### Set exercise
Reproduce exactly only the lines from the line that holds "Write a Python" to the line that holds "index = list(range(1, 201))", inclusive, in the listing below, and please leave out every picture.

··· Stored rows ···

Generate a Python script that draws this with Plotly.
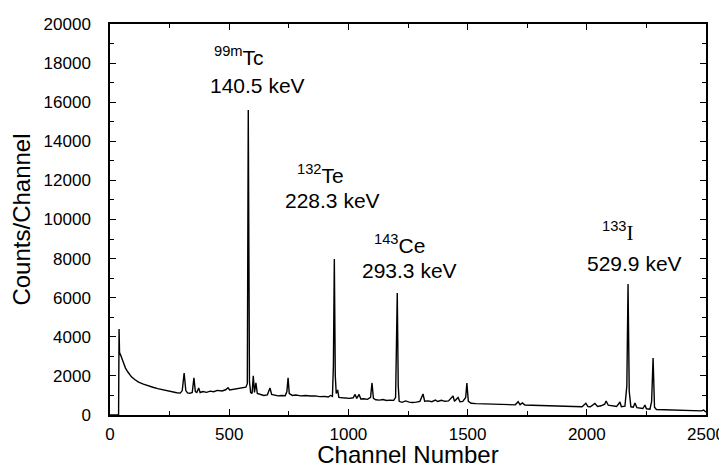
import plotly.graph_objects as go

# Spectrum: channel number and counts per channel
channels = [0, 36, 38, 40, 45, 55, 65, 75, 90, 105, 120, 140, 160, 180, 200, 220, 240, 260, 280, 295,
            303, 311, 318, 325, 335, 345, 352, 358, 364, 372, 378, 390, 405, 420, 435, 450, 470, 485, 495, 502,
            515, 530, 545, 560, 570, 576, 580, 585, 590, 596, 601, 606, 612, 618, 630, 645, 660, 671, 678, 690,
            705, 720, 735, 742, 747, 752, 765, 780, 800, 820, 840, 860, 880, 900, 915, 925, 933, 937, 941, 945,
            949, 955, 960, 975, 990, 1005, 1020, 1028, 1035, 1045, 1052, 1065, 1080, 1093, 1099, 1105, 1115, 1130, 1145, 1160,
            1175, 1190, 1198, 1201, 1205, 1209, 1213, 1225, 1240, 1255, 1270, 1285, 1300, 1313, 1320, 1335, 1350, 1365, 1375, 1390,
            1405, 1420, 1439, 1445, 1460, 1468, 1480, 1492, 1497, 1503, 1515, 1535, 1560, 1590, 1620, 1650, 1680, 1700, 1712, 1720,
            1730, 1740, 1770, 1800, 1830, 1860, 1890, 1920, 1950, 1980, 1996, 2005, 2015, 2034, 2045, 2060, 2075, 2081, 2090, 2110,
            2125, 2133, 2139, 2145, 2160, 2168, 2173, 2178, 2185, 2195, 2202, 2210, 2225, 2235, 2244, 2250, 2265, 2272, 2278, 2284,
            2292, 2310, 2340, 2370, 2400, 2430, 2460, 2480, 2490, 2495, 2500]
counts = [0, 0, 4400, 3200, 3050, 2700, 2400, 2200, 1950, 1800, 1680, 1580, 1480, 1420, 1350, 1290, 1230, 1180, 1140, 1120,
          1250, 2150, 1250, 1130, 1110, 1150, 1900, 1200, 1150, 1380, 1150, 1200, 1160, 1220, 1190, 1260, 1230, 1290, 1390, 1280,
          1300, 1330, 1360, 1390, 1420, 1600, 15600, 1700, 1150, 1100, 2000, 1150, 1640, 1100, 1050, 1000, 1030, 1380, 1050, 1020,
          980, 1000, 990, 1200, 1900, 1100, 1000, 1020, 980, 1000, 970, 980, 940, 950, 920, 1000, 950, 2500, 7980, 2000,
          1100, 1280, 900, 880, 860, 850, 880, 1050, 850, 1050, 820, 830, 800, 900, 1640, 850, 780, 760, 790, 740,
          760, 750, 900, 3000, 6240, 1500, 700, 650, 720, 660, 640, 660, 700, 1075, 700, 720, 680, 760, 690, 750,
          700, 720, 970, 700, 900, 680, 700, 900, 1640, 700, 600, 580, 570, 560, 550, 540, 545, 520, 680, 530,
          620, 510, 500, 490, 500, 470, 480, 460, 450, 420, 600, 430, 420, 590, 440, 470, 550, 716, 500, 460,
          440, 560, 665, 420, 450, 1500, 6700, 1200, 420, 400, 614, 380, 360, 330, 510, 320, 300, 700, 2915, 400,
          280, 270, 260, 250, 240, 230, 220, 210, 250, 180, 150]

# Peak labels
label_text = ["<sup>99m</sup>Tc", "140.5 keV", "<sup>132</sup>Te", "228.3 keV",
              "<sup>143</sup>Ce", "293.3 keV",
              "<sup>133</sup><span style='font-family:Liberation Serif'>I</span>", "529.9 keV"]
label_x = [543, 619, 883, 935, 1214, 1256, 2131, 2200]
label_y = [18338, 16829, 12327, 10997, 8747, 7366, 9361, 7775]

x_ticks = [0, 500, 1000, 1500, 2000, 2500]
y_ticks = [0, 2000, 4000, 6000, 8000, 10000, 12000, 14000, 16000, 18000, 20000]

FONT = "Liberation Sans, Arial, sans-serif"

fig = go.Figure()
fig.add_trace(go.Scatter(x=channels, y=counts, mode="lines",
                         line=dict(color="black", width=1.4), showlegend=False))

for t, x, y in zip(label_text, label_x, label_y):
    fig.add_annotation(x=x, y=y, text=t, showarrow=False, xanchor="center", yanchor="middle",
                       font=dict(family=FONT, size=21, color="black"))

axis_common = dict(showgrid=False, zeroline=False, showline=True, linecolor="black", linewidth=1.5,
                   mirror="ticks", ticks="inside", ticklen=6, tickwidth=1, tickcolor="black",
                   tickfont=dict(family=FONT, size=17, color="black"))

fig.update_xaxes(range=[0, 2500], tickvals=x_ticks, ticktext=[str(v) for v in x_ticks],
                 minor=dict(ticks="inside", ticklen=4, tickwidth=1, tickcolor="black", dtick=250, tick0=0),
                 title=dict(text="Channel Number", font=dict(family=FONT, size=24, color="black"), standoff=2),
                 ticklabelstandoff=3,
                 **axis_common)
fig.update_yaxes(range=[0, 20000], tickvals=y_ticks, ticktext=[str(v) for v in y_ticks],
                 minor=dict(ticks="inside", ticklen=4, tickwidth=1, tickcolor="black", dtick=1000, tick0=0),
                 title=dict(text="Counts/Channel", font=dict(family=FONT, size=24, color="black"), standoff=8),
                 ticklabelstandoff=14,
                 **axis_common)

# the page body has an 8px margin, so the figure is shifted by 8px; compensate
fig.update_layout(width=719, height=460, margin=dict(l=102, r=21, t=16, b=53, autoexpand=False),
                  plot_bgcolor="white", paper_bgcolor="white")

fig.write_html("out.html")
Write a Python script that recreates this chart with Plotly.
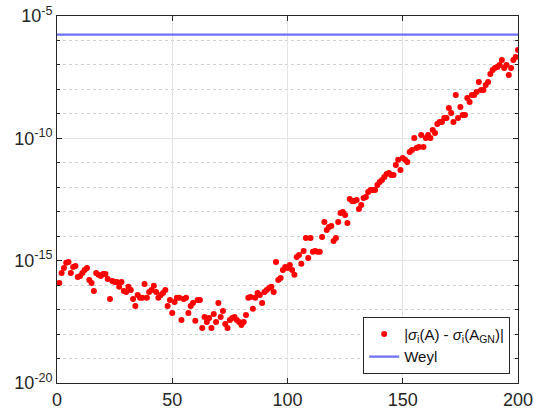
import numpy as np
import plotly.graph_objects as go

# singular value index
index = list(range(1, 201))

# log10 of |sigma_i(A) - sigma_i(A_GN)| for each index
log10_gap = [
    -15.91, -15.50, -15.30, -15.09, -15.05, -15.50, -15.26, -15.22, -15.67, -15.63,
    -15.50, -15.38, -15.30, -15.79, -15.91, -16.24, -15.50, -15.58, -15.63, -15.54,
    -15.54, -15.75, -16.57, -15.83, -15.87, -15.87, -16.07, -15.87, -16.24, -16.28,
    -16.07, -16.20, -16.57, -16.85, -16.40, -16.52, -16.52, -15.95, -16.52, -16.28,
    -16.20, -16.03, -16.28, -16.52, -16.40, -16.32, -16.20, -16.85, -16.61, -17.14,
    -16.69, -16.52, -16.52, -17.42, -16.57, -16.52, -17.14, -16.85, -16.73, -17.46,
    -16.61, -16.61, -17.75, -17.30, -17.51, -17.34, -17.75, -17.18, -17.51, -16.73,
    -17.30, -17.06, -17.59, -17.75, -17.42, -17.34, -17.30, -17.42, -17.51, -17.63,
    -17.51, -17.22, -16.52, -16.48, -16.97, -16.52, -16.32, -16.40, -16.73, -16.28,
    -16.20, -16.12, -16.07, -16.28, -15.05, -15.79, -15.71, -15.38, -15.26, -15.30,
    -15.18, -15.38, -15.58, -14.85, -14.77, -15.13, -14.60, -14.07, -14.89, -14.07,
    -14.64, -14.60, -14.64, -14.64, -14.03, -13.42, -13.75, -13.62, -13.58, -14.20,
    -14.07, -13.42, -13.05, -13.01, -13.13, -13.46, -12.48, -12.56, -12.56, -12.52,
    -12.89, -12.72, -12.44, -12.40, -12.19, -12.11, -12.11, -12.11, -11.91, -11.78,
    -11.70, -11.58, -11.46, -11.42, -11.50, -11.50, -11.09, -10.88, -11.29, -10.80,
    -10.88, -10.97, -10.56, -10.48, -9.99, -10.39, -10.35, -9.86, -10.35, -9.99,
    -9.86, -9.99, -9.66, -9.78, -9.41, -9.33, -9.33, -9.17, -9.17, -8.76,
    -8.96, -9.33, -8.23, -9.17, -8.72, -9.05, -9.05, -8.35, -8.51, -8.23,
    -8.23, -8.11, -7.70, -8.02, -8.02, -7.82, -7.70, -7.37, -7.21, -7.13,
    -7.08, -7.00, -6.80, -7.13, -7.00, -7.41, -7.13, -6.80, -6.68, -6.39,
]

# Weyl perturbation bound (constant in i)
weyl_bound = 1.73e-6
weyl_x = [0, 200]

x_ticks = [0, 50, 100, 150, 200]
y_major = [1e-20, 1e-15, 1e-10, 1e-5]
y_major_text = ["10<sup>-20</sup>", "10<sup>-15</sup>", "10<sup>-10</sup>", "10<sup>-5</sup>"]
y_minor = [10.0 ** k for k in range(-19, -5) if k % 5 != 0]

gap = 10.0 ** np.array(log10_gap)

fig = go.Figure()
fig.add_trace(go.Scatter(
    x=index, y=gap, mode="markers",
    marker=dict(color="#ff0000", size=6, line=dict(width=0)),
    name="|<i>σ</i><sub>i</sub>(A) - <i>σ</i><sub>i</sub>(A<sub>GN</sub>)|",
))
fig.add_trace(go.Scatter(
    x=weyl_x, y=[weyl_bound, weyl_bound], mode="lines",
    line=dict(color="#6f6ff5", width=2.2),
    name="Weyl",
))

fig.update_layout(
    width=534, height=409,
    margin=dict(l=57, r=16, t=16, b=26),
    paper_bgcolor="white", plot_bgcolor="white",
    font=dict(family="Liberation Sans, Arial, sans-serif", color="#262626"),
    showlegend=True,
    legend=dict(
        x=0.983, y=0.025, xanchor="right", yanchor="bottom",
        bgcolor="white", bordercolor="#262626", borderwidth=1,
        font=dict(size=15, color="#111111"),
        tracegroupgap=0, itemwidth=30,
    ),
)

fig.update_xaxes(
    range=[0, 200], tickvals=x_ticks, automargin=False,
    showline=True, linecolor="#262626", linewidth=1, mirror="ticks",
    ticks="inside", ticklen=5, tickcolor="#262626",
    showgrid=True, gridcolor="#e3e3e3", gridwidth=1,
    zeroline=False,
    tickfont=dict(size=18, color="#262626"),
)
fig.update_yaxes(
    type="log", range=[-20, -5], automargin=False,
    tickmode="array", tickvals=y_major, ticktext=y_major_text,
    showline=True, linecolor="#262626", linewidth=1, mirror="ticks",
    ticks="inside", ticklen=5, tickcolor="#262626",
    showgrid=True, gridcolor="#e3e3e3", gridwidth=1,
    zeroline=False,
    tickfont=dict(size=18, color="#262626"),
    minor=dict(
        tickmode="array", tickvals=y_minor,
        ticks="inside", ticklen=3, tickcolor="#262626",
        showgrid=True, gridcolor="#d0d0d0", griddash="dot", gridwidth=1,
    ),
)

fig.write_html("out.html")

···

### Solution for this problem
Write a Python script that recreates this chart with Plotly.
import numpy as np
import plotly.graph_objects as go

# singular value index
index = list(range(1, 201))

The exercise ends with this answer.